DATA SHOWN:

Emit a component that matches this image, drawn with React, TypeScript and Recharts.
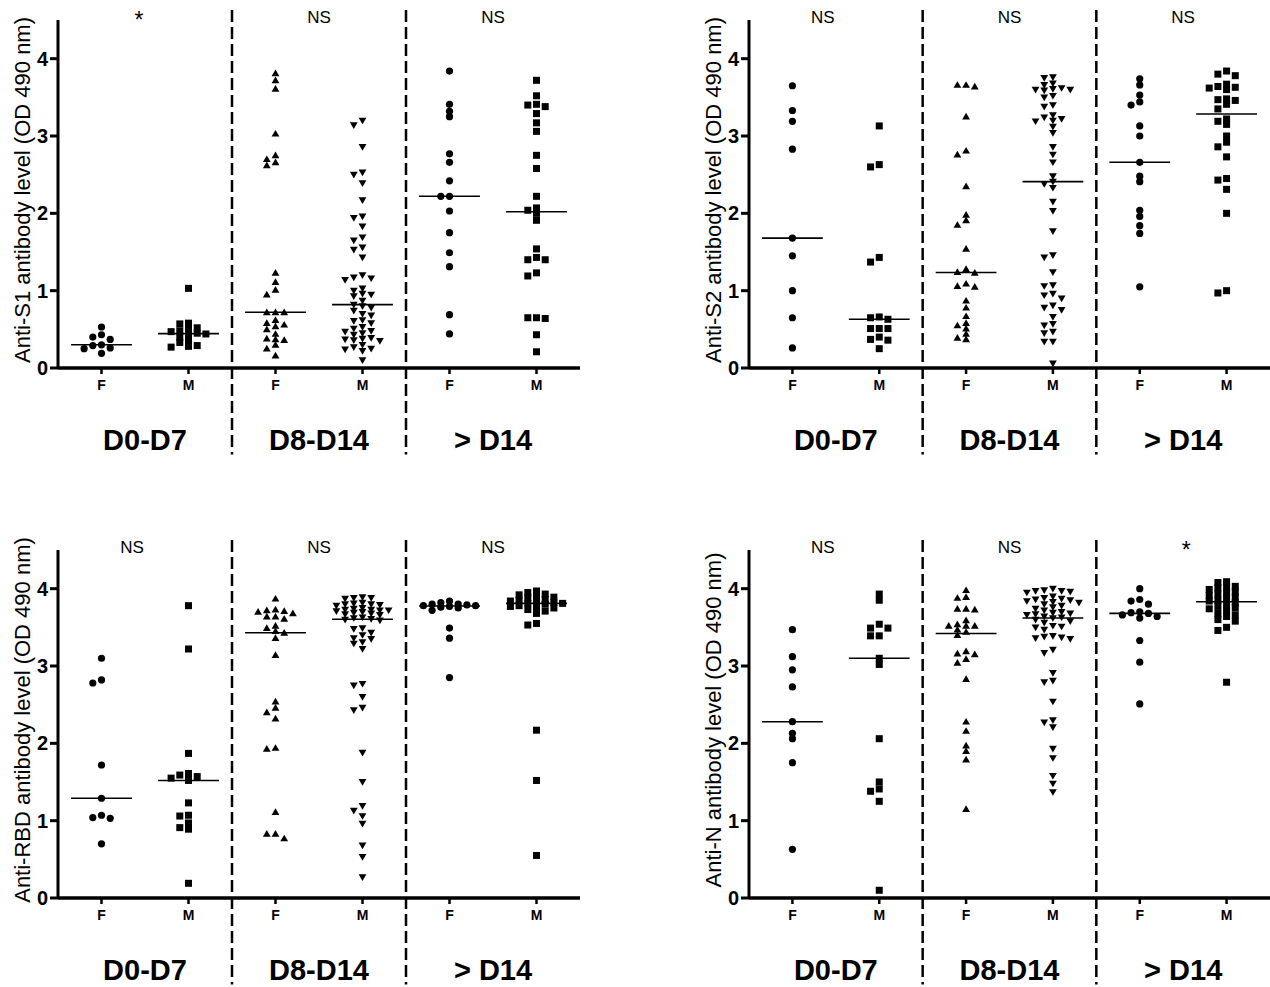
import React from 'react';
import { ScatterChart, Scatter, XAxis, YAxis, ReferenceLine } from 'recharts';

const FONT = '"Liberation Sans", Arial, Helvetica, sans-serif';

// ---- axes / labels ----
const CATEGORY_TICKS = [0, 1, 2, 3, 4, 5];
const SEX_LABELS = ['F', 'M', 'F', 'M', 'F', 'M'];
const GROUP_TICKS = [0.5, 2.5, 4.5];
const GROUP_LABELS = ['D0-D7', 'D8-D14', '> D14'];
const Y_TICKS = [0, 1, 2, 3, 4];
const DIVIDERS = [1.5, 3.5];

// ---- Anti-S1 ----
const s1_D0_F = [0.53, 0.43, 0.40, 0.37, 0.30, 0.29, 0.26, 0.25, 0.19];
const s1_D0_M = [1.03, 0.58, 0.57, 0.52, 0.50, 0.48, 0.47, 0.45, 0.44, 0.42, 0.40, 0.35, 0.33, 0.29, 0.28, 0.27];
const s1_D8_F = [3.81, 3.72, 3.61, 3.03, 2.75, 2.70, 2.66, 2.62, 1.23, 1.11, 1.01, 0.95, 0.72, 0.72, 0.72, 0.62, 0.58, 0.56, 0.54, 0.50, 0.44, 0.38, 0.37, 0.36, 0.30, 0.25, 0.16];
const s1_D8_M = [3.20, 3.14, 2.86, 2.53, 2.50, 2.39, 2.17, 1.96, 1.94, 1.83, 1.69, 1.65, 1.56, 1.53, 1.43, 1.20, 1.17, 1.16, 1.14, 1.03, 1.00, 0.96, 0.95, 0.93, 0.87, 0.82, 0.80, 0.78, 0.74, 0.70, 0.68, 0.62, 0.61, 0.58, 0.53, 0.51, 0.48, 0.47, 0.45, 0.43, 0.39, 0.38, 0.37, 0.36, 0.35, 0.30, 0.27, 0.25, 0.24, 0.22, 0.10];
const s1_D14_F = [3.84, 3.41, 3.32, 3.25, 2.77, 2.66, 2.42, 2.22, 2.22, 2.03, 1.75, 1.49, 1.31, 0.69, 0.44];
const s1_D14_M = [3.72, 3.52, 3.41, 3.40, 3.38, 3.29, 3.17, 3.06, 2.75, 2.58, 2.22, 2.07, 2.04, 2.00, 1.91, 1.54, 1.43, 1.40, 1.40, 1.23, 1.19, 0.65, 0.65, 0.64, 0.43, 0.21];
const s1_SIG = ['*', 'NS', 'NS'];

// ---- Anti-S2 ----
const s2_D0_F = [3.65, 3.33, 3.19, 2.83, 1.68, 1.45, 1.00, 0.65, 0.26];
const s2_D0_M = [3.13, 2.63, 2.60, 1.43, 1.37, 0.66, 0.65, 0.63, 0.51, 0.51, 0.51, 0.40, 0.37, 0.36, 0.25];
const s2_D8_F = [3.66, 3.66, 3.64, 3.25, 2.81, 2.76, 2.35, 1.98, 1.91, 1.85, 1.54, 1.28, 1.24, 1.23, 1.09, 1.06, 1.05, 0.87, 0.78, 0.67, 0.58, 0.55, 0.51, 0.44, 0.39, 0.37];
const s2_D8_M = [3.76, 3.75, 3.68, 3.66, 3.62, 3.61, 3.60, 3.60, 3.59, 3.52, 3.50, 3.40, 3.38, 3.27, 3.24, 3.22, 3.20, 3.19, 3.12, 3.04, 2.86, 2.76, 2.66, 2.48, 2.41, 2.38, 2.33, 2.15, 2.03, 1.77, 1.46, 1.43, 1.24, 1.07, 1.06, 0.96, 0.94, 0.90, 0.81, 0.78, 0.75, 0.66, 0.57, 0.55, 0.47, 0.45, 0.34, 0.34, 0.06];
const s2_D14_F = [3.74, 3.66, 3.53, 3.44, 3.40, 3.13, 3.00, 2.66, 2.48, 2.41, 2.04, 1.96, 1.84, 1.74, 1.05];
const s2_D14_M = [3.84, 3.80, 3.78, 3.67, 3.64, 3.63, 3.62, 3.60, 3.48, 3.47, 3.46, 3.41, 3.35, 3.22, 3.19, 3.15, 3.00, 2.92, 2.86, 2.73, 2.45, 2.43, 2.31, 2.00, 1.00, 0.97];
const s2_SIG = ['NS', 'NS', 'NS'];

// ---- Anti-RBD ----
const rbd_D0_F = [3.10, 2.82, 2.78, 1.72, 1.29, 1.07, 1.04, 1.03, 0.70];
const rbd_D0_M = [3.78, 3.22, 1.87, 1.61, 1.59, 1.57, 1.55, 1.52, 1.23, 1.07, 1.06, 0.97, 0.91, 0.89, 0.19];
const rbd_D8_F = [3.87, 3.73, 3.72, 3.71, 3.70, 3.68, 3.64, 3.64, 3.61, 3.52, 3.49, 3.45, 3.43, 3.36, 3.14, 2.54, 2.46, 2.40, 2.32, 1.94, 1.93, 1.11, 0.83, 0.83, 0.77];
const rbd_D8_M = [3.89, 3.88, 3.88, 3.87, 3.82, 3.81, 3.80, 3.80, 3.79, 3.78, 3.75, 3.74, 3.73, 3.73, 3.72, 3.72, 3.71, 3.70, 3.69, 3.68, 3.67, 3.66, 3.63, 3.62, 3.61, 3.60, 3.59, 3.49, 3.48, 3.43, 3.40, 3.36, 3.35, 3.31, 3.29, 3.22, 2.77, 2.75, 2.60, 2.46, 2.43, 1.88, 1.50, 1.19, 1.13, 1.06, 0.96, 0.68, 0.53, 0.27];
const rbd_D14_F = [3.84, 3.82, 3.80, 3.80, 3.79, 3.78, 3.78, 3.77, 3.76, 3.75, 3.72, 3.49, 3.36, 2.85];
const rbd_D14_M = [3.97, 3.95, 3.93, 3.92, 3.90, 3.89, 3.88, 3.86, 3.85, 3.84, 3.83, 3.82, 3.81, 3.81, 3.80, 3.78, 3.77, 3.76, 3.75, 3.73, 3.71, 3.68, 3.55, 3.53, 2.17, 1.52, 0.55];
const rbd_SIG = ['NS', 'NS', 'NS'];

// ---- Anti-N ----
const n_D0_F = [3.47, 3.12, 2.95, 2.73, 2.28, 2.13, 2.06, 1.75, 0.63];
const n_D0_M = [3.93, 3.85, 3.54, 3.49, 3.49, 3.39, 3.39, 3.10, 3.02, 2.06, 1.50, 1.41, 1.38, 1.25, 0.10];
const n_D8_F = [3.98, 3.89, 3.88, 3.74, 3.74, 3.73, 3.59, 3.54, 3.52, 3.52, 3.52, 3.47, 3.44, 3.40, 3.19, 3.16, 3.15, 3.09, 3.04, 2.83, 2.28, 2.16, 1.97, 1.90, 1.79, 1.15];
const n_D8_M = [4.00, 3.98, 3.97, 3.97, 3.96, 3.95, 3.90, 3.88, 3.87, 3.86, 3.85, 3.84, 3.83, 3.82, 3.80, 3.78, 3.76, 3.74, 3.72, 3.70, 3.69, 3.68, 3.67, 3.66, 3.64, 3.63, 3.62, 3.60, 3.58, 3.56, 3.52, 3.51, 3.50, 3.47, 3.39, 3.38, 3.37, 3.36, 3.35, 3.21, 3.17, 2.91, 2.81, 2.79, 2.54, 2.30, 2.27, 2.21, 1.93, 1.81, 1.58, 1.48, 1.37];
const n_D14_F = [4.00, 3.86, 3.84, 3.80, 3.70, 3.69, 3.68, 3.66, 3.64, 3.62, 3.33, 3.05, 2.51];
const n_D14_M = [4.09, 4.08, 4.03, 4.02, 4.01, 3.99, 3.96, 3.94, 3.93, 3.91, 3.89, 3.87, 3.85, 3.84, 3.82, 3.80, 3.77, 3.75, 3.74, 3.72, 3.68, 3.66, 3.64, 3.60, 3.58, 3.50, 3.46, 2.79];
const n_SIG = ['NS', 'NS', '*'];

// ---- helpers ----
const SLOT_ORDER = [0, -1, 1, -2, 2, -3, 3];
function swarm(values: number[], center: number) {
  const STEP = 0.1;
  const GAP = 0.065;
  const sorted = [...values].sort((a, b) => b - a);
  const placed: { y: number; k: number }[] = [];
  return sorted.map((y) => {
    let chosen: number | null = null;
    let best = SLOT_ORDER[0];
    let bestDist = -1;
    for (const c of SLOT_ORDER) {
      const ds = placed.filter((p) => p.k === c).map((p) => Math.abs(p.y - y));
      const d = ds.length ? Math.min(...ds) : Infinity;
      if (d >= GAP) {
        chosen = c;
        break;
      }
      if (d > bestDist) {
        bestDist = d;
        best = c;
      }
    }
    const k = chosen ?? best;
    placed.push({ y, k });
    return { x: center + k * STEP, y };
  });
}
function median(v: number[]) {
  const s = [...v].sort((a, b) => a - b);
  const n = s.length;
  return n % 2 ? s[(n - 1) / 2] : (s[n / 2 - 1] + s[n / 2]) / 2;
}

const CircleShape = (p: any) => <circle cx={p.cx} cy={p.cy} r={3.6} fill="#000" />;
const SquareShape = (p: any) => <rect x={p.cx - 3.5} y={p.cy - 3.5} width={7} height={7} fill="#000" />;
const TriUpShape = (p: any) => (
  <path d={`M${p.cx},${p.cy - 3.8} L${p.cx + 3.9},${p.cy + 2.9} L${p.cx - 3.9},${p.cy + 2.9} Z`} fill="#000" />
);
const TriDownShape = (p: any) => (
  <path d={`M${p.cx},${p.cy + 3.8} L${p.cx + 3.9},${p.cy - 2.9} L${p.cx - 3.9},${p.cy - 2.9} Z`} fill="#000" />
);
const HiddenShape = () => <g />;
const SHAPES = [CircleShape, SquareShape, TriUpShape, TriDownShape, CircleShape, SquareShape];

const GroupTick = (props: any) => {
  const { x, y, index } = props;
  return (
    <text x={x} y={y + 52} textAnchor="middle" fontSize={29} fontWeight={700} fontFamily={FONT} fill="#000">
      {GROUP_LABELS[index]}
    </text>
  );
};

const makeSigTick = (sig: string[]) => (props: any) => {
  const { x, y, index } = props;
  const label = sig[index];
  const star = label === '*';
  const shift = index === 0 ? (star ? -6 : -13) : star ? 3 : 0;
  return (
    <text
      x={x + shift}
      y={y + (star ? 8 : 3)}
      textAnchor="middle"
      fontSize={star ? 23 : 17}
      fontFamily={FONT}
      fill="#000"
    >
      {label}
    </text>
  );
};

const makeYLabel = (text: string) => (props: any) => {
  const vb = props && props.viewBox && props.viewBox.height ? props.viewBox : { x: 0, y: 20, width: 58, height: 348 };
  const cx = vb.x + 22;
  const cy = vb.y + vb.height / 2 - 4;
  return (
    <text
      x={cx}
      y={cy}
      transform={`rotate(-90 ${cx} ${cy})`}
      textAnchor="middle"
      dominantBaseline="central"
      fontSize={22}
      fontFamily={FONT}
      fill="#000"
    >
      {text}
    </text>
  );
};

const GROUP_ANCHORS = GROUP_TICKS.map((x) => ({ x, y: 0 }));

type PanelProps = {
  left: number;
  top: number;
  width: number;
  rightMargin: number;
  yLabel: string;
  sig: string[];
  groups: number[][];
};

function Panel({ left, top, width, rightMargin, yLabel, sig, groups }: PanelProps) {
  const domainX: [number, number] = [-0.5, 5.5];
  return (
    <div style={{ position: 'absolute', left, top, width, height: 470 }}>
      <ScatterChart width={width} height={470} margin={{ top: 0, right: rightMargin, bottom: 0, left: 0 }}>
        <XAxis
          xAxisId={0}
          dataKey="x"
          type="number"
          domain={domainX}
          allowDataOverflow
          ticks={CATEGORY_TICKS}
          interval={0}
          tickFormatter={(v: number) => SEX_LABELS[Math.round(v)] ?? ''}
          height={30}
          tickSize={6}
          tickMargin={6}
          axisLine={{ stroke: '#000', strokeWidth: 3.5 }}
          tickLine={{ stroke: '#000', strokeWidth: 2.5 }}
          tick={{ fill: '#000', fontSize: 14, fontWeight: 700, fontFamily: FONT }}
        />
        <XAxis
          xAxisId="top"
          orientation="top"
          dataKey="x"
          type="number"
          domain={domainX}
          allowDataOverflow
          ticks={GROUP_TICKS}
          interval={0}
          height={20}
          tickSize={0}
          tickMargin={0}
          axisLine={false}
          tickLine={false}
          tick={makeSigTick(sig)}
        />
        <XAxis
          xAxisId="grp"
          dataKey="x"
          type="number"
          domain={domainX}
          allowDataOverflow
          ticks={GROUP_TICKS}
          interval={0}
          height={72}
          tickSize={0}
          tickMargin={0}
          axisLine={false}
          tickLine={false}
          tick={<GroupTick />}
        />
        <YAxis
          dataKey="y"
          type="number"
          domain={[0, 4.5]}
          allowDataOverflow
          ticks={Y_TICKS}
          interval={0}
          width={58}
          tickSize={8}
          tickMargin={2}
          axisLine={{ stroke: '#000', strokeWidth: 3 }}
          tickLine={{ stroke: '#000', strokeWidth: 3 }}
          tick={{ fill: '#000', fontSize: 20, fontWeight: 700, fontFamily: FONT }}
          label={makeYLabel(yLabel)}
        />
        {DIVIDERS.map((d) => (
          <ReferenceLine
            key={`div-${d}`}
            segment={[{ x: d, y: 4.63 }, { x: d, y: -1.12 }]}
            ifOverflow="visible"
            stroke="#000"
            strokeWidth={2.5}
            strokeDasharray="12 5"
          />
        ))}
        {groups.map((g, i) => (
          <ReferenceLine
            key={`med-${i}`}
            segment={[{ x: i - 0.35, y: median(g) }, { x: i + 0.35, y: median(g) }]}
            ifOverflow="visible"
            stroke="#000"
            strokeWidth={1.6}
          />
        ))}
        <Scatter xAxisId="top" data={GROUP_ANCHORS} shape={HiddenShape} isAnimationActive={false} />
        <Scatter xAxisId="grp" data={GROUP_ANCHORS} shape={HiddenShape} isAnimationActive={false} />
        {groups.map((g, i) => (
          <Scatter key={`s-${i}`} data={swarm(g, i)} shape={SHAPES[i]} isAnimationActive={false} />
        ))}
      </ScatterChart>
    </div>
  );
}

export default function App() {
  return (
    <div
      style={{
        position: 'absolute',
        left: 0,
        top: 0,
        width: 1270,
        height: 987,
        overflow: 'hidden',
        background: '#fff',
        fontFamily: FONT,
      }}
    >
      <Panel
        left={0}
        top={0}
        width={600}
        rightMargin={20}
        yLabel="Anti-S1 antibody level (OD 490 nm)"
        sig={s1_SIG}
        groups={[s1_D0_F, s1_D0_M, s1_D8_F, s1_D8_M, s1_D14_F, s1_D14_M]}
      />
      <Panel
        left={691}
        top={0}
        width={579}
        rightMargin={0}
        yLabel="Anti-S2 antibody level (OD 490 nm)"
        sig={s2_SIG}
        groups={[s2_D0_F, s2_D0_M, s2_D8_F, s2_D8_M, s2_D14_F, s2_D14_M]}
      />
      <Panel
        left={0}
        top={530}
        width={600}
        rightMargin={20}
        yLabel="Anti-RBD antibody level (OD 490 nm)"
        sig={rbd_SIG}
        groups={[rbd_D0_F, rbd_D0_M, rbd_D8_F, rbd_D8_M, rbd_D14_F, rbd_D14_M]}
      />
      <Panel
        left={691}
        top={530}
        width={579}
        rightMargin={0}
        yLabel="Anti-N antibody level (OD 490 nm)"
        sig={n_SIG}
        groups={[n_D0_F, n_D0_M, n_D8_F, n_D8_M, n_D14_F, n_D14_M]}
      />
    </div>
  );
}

GOAL OF THE EXERCISE:
Pictures are excluded; extract exactly the lines from the start of the data through the line that holds "const DIVIDERS = [1.5, 3.5];", both ends included.

RESPONSE:
Emit a component that matches this image, drawn with React, TypeScript and Recharts.
import React from 'react';
import { ScatterChart, Scatter, XAxis, YAxis, ReferenceLine } from 'recharts';

const FONT = '"Liberation Sans", Arial, Helvetica, sans-serif';

// ---- axes / labels ----
const CATEGORY_TICKS = [0, 1, 2, 3, 4, 5];
const SEX_LABELS = ['F', 'M', 'F', 'M', 'F', 'M'];
const GROUP_TICKS = [0.5, 2.5, 4.5];
const GROUP_LABELS = ['D0-D7', 'D8-D14', '> D14'];
const Y_TICKS = [0, 1, 2, 3, 4];
const DIVIDERS = [1.5, 3.5];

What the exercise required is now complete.